**** RECORDS PROVIDED
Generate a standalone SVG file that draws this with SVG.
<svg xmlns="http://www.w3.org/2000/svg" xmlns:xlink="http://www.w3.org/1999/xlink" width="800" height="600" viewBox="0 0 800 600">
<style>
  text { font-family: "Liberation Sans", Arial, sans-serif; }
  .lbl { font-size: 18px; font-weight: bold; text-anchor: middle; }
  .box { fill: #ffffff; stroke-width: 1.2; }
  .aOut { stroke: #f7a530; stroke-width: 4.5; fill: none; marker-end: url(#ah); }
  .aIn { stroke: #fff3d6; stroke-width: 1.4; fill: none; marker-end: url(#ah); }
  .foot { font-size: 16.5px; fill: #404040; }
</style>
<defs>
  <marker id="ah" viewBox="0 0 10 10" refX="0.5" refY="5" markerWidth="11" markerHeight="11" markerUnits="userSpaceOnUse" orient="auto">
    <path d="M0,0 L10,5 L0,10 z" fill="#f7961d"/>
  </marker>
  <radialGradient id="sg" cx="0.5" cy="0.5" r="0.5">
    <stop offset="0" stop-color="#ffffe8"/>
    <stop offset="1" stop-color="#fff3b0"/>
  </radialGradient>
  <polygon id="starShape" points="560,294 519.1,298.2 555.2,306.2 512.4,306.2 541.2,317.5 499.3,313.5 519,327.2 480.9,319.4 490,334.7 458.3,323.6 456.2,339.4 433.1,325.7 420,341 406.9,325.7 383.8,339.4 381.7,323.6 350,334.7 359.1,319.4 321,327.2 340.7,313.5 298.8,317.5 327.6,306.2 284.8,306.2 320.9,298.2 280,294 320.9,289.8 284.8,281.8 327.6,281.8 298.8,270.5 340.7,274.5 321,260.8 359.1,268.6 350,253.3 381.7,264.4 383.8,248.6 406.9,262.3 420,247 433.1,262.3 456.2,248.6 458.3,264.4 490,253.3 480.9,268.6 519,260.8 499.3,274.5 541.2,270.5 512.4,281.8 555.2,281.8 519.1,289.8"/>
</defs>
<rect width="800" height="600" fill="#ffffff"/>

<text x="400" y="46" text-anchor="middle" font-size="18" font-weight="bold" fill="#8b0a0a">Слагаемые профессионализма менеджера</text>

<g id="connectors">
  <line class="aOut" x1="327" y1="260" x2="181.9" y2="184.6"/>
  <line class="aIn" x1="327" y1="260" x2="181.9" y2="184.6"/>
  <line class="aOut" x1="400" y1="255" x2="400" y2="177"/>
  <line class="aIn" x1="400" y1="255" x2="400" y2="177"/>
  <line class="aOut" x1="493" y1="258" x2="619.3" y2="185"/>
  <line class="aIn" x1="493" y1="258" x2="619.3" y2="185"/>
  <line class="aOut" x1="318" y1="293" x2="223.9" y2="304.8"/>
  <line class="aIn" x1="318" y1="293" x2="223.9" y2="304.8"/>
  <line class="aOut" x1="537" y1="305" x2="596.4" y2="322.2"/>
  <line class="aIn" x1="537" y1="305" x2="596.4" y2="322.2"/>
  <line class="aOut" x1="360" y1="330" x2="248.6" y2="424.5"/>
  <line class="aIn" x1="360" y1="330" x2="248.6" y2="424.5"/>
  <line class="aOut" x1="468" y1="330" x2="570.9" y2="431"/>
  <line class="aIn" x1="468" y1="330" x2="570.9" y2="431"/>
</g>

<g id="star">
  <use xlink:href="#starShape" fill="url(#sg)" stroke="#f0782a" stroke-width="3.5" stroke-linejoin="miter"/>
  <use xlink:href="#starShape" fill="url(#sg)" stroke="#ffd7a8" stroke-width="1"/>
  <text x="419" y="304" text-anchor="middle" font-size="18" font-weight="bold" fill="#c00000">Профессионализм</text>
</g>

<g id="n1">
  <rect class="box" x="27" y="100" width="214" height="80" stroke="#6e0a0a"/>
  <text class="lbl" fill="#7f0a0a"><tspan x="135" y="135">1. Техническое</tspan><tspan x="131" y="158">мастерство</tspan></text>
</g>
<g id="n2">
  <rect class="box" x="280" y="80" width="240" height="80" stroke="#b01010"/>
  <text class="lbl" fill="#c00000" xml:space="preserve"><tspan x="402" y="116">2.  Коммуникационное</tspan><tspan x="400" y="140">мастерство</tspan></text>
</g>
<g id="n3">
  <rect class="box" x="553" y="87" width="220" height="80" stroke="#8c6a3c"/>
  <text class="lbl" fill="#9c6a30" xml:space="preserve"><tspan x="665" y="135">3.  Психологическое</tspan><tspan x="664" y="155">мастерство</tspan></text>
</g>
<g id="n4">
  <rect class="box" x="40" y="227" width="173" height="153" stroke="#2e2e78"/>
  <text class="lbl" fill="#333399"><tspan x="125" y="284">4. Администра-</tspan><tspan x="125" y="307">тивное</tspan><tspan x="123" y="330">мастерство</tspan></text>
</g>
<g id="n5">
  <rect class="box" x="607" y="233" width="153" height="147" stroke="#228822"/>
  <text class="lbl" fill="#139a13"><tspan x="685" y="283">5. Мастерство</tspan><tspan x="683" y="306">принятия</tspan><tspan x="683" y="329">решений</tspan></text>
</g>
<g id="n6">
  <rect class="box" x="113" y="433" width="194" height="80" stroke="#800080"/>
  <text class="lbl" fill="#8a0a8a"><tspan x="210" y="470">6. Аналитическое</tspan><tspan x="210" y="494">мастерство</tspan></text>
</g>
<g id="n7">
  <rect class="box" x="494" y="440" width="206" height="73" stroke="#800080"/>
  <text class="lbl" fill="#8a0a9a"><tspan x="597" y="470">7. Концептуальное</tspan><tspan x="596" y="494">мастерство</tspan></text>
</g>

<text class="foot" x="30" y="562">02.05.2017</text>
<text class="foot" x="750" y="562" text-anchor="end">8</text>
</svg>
********
**** RECORDS PROVIDED
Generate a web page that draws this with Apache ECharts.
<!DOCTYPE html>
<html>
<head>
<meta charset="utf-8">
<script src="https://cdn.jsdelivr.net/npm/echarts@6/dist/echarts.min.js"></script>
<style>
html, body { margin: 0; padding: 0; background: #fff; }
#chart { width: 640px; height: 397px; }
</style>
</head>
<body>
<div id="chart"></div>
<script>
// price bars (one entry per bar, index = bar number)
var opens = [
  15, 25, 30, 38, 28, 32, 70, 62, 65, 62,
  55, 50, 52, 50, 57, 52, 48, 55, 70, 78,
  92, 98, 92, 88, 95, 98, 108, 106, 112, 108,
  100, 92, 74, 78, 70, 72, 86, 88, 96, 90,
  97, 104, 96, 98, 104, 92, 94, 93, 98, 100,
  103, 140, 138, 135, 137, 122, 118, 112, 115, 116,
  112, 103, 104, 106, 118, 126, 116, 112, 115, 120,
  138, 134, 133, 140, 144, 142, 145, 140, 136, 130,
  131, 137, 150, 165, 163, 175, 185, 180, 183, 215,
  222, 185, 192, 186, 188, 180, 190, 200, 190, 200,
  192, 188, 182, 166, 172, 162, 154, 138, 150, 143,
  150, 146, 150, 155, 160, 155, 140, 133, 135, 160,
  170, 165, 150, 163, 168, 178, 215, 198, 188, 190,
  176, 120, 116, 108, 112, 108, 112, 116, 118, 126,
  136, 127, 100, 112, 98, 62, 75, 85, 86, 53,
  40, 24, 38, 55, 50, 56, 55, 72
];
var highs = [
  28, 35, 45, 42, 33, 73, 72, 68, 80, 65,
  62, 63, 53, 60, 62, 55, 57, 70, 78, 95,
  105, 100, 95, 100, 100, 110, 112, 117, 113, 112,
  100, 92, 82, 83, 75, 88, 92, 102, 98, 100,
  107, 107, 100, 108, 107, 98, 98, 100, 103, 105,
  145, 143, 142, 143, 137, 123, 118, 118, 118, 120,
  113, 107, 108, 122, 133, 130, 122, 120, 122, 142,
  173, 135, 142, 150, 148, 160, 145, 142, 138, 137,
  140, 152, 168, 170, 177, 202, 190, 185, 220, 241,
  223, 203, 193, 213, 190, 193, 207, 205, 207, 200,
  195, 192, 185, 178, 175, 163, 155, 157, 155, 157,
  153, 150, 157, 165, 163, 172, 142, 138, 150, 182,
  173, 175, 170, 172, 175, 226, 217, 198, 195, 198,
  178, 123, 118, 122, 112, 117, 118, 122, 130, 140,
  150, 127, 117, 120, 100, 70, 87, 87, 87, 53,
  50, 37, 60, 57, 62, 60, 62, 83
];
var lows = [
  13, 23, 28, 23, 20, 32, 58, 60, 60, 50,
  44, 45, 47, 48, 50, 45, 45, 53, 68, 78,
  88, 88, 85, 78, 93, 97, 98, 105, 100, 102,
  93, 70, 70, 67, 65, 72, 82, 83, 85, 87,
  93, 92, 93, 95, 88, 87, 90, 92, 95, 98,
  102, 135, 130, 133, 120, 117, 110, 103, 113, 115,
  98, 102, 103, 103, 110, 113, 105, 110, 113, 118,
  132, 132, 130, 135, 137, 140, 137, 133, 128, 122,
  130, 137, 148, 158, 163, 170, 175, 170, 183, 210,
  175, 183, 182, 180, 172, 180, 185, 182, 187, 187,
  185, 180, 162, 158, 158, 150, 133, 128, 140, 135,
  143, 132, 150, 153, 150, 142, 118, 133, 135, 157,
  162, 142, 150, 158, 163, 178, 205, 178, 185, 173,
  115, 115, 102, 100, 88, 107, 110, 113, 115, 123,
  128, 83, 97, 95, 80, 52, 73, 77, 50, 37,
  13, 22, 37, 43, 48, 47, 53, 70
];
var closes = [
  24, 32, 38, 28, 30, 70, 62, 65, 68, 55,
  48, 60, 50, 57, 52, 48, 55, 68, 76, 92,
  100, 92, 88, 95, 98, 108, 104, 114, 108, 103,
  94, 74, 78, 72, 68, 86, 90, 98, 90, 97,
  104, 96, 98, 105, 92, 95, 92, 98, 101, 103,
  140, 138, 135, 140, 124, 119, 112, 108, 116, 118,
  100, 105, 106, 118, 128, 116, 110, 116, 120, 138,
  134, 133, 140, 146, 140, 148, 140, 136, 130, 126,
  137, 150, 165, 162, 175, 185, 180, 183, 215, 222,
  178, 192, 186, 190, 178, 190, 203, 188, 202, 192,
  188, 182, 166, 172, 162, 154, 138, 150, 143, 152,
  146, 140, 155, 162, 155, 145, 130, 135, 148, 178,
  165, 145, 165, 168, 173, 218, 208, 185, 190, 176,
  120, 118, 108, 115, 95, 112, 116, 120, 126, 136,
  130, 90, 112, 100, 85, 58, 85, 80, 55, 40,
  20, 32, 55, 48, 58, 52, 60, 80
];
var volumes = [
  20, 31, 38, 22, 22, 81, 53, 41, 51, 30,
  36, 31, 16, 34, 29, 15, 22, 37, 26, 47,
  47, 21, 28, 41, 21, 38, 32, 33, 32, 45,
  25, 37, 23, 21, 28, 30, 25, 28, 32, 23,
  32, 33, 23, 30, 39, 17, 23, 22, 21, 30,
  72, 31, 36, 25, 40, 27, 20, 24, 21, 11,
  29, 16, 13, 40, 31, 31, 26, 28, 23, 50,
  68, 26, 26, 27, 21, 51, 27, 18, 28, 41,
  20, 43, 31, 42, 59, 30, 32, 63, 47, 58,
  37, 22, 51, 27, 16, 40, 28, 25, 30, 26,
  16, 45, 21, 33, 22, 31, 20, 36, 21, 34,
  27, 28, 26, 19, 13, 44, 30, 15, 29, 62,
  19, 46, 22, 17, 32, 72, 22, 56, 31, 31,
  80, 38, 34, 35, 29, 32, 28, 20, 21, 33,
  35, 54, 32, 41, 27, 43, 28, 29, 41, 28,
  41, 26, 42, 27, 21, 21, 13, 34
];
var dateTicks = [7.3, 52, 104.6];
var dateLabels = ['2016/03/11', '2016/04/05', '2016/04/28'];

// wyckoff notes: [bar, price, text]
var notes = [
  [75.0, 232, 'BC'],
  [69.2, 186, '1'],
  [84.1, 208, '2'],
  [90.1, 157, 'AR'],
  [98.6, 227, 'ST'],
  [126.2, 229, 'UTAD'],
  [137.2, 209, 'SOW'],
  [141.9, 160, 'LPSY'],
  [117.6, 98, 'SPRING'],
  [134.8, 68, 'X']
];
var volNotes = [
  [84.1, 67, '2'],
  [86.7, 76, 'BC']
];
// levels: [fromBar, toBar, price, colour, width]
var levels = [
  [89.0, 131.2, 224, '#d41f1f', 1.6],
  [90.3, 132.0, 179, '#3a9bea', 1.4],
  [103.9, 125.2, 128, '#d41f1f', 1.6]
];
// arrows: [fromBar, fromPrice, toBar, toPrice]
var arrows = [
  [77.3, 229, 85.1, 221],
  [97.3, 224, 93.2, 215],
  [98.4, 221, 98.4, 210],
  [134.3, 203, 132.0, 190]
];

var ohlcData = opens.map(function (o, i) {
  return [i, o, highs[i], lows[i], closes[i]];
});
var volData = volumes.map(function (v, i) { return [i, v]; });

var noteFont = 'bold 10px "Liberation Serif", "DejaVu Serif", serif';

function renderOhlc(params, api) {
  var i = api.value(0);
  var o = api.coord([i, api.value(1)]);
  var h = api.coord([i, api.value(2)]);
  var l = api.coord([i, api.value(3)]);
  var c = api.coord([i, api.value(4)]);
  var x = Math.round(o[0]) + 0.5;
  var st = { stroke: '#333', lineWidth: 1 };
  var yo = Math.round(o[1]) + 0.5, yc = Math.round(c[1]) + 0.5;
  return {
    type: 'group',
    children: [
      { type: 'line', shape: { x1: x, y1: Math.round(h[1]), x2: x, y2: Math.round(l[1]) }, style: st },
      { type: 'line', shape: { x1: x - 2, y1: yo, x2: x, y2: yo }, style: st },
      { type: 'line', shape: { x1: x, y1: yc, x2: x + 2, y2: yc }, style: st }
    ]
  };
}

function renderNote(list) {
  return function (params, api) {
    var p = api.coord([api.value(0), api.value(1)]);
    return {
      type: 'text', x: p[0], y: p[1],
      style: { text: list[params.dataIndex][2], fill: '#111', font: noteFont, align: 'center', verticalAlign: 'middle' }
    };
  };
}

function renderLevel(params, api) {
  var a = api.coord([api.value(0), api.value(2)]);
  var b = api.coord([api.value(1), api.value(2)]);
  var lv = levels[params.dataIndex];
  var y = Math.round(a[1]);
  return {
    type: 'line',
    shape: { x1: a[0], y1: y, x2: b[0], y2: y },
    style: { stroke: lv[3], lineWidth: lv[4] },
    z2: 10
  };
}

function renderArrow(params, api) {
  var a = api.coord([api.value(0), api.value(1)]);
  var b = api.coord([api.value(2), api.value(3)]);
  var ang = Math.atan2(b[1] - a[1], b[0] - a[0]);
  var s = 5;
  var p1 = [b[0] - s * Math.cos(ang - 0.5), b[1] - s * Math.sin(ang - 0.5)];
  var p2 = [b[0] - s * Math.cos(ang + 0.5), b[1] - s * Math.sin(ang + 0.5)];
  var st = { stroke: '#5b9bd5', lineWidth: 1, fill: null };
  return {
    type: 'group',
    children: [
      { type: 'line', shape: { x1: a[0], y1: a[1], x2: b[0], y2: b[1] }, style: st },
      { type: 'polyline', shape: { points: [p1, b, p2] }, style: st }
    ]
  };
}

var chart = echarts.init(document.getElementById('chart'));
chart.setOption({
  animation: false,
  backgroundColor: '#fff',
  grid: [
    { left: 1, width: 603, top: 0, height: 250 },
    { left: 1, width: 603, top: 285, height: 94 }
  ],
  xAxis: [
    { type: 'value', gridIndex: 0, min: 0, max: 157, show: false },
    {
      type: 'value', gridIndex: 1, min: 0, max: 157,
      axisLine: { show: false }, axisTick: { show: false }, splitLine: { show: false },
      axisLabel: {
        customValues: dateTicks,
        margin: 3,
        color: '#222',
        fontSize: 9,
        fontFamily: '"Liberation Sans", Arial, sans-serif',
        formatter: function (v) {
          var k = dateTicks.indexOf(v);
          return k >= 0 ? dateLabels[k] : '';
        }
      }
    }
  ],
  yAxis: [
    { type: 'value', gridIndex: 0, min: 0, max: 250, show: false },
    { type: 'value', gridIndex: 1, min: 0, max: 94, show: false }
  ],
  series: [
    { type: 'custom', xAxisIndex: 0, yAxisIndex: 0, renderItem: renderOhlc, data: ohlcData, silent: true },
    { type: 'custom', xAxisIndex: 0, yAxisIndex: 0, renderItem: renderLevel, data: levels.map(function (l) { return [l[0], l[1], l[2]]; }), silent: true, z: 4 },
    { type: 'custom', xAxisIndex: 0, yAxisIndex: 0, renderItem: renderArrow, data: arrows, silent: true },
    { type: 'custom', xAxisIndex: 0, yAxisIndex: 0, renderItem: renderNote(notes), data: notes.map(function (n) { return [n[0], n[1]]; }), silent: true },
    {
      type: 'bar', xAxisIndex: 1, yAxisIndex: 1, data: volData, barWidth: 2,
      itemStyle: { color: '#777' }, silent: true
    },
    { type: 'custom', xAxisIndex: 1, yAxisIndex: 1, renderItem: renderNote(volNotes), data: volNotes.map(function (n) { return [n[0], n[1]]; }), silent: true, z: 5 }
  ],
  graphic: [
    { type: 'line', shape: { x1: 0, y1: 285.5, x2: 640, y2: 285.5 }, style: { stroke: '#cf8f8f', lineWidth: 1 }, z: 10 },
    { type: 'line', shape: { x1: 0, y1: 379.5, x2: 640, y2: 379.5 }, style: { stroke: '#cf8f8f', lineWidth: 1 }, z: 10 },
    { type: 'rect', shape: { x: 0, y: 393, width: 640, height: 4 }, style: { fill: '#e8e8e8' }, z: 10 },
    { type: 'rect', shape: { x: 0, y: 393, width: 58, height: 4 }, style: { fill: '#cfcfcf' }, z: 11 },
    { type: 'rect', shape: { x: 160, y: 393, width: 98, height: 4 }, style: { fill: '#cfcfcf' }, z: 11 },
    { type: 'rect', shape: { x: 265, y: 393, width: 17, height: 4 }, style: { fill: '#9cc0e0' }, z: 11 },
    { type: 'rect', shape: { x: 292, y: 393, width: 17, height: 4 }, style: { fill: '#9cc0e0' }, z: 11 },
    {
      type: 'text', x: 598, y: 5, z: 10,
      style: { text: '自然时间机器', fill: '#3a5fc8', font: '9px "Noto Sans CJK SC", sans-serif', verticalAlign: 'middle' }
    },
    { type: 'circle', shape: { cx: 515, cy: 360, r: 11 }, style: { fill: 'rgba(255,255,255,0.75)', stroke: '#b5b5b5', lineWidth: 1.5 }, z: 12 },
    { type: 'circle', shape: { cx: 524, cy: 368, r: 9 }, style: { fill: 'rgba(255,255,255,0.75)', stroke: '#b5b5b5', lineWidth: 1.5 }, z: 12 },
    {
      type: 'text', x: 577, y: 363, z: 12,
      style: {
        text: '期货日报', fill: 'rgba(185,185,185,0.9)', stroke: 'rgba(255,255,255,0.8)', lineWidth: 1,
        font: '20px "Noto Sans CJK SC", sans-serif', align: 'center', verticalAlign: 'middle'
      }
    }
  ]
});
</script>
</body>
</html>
********
Determine how many lines in the records contain "that", and reply with the number only.

*RESULT OF THIS EXERCISE*
2